▶ [Problem description]: Reproduce all the lines exactly as they stand, apart from the pictures.

▶ [Collected material]:
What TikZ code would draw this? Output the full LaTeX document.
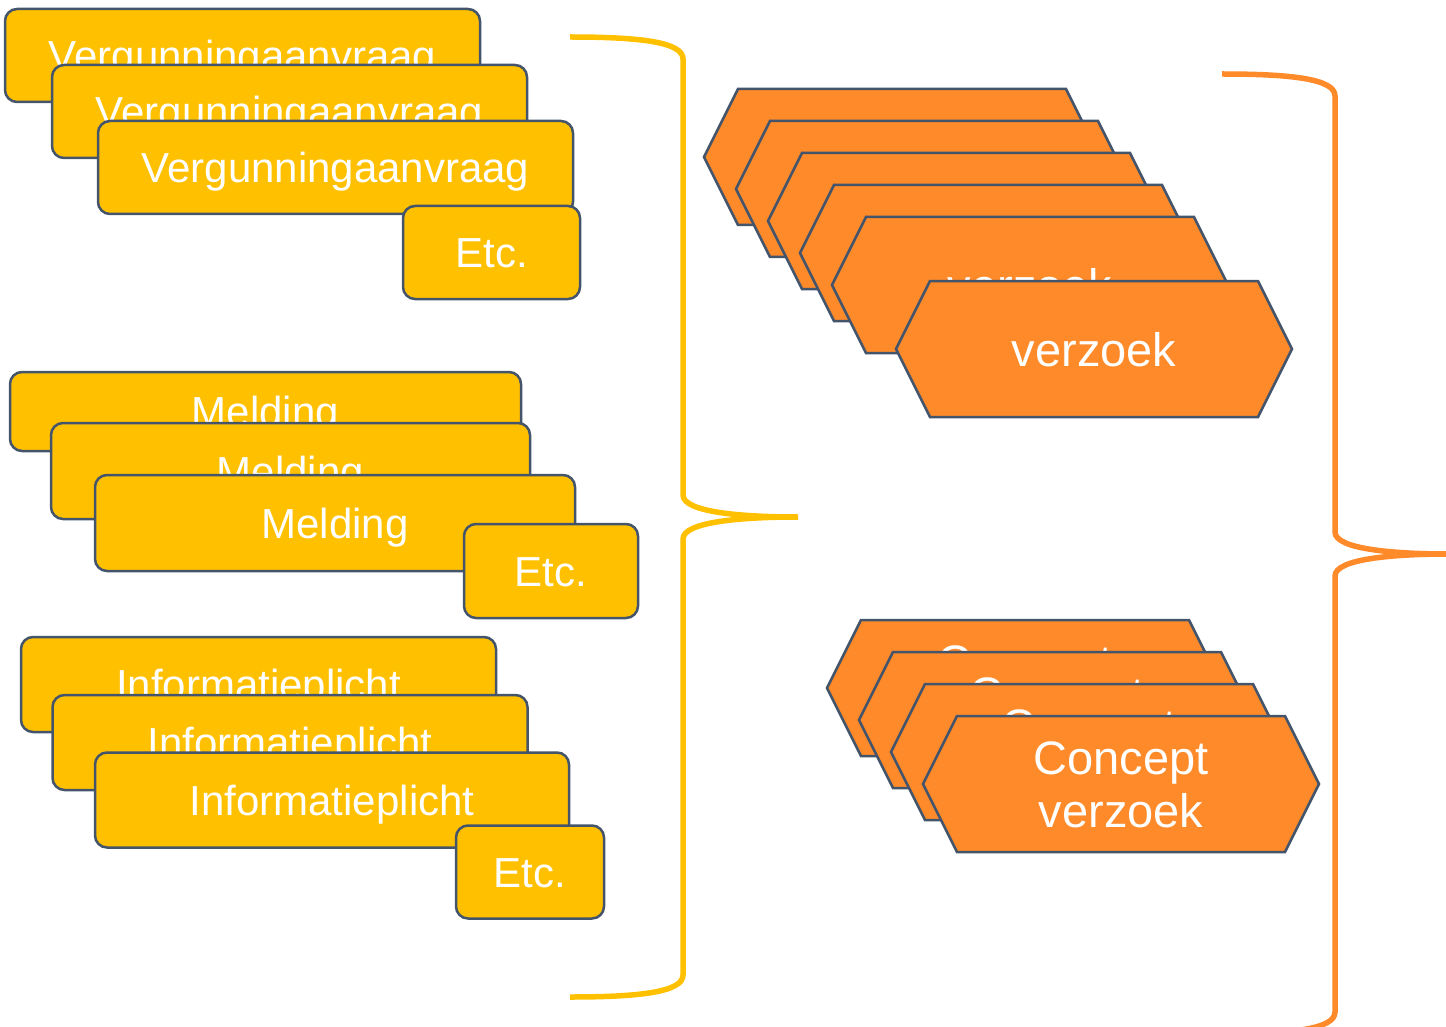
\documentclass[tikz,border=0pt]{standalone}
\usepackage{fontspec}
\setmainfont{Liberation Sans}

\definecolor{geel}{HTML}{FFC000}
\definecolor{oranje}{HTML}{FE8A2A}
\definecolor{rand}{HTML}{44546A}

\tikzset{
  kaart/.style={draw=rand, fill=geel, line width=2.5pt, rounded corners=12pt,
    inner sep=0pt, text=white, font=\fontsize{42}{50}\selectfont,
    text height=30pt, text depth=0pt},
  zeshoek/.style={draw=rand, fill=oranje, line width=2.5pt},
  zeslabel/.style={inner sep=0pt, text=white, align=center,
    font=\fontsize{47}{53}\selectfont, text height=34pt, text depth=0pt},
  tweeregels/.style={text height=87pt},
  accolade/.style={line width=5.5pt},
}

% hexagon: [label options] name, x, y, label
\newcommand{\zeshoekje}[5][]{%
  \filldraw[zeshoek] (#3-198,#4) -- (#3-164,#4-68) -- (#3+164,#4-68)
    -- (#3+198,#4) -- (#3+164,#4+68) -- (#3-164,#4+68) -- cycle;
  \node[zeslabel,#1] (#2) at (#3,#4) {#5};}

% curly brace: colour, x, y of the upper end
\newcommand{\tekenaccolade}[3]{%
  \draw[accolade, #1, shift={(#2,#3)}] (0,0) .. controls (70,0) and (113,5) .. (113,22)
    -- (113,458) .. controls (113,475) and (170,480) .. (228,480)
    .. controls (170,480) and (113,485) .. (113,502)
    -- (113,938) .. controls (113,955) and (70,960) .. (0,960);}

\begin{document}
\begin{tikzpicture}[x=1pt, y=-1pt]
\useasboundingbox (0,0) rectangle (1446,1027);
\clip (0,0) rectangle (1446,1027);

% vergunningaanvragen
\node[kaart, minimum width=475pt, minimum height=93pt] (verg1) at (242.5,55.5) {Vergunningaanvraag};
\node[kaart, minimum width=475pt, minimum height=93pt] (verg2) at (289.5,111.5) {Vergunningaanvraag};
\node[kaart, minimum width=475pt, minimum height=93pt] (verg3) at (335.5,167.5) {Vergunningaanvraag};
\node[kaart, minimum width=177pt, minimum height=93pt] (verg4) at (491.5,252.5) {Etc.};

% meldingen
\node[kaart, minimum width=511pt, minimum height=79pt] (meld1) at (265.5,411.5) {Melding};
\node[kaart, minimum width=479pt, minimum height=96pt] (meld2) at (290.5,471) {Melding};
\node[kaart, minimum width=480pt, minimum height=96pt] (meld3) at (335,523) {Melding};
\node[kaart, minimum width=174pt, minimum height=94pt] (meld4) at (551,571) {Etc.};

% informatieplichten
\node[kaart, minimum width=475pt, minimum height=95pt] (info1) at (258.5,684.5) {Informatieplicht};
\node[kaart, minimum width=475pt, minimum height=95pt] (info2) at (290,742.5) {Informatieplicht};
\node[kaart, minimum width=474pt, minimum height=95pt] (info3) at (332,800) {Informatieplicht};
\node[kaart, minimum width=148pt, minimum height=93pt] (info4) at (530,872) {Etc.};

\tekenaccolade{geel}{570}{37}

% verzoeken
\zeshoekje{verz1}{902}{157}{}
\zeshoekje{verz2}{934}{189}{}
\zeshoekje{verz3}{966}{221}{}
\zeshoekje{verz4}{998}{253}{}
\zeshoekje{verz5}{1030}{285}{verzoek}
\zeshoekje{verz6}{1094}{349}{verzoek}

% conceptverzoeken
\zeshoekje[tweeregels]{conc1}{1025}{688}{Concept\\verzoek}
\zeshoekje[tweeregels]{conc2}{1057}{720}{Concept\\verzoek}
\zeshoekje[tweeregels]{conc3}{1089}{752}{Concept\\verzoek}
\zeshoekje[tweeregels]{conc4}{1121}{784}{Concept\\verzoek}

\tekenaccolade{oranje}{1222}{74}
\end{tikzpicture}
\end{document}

▶ [Task output]:
What TikZ code would draw this? Output the full LaTeX document.
\documentclass[tikz,border=0pt]{standalone}
\usepackage{fontspec}
\setmainfont{Liberation Sans}

\definecolor{geel}{HTML}{FFC000}
\definecolor{oranje}{HTML}{FE8A2A}
\definecolor{rand}{HTML}{44546A}

\tikzset{
  kaart/.style={draw=rand, fill=geel, line width=2.5pt, rounded corners=12pt,
    inner sep=0pt, text=white, font=\fontsize{42}{50}\selectfont,
    text height=30pt, text depth=0pt},
  zeshoek/.style={draw=rand, fill=oranje, line width=2.5pt},
  zeslabel/.style={inner sep=0pt, text=white, align=center,
    font=\fontsize{47}{53}\selectfont, text height=34pt, text depth=0pt},
  tweeregels/.style={text height=87pt},
  accolade/.style={line width=5.5pt},
}

% hexagon: [label options] name, x, y, label
\newcommand{\zeshoekje}[5][]{%
  \filldraw[zeshoek] (#3-198,#4) -- (#3-164,#4-68) -- (#3+164,#4-68)
    -- (#3+198,#4) -- (#3+164,#4+68) -- (#3-164,#4+68) -- cycle;
  \node[zeslabel,#1] (#2) at (#3,#4) {#5};}

% curly brace: colour, x, y of the upper end
\newcommand{\tekenaccolade}[3]{%
  \draw[accolade, #1, shift={(#2,#3)}] (0,0) .. controls (70,0) and (113,5) .. (113,22)
    -- (113,458) .. controls (113,475) and (170,480) .. (228,480)
    .. controls (170,480) and (113,485) .. (113,502)
    -- (113,938) .. controls (113,955) and (70,960) .. (0,960);}

\begin{document}
\begin{tikzpicture}[x=1pt, y=-1pt]
\useasboundingbox (0,0) rectangle (1446,1027);
\clip (0,0) rectangle (1446,1027);

% vergunningaanvragen
\node[kaart, minimum width=475pt, minimum height=93pt] (verg1) at (242.5,55.5) {Vergunningaanvraag};
\node[kaart, minimum width=475pt, minimum height=93pt] (verg2) at (289.5,111.5) {Vergunningaanvraag};
\node[kaart, minimum width=475pt, minimum height=93pt] (verg3) at (335.5,167.5) {Vergunningaanvraag};
\node[kaart, minimum width=177pt, minimum height=93pt] (verg4) at (491.5,252.5) {Etc.};

% meldingen
\node[kaart, minimum width=511pt, minimum height=79pt] (meld1) at (265.5,411.5) {Melding};
\node[kaart, minimum width=479pt, minimum height=96pt] (meld2) at (290.5,471) {Melding};
\node[kaart, minimum width=480pt, minimum height=96pt] (meld3) at (335,523) {Melding};
\node[kaart, minimum width=174pt, minimum height=94pt] (meld4) at (551,571) {Etc.};

% informatieplichten
\node[kaart, minimum width=475pt, minimum height=95pt] (info1) at (258.5,684.5) {Informatieplicht};
\node[kaart, minimum width=475pt, minimum height=95pt] (info2) at (290,742.5) {Informatieplicht};
\node[kaart, minimum width=474pt, minimum height=95pt] (info3) at (332,800) {Informatieplicht};
\node[kaart, minimum width=148pt, minimum height=93pt] (info4) at (530,872) {Etc.};

\tekenaccolade{geel}{570}{37}

% verzoeken
\zeshoekje{verz1}{902}{157}{}
\zeshoekje{verz2}{934}{189}{}
\zeshoekje{verz3}{966}{221}{}
\zeshoekje{verz4}{998}{253}{}
\zeshoekje{verz5}{1030}{285}{verzoek}
\zeshoekje{verz6}{1094}{349}{verzoek}

% conceptverzoeken
\zeshoekje[tweeregels]{conc1}{1025}{688}{Concept\\verzoek}
\zeshoekje[tweeregels]{conc2}{1057}{720}{Concept\\verzoek}
\zeshoekje[tweeregels]{conc3}{1089}{752}{Concept\\verzoek}
\zeshoekje[tweeregels]{conc4}{1121}{784}{Concept\\verzoek}

\tekenaccolade{oranje}{1222}{74}
\end{tikzpicture}
\end{document}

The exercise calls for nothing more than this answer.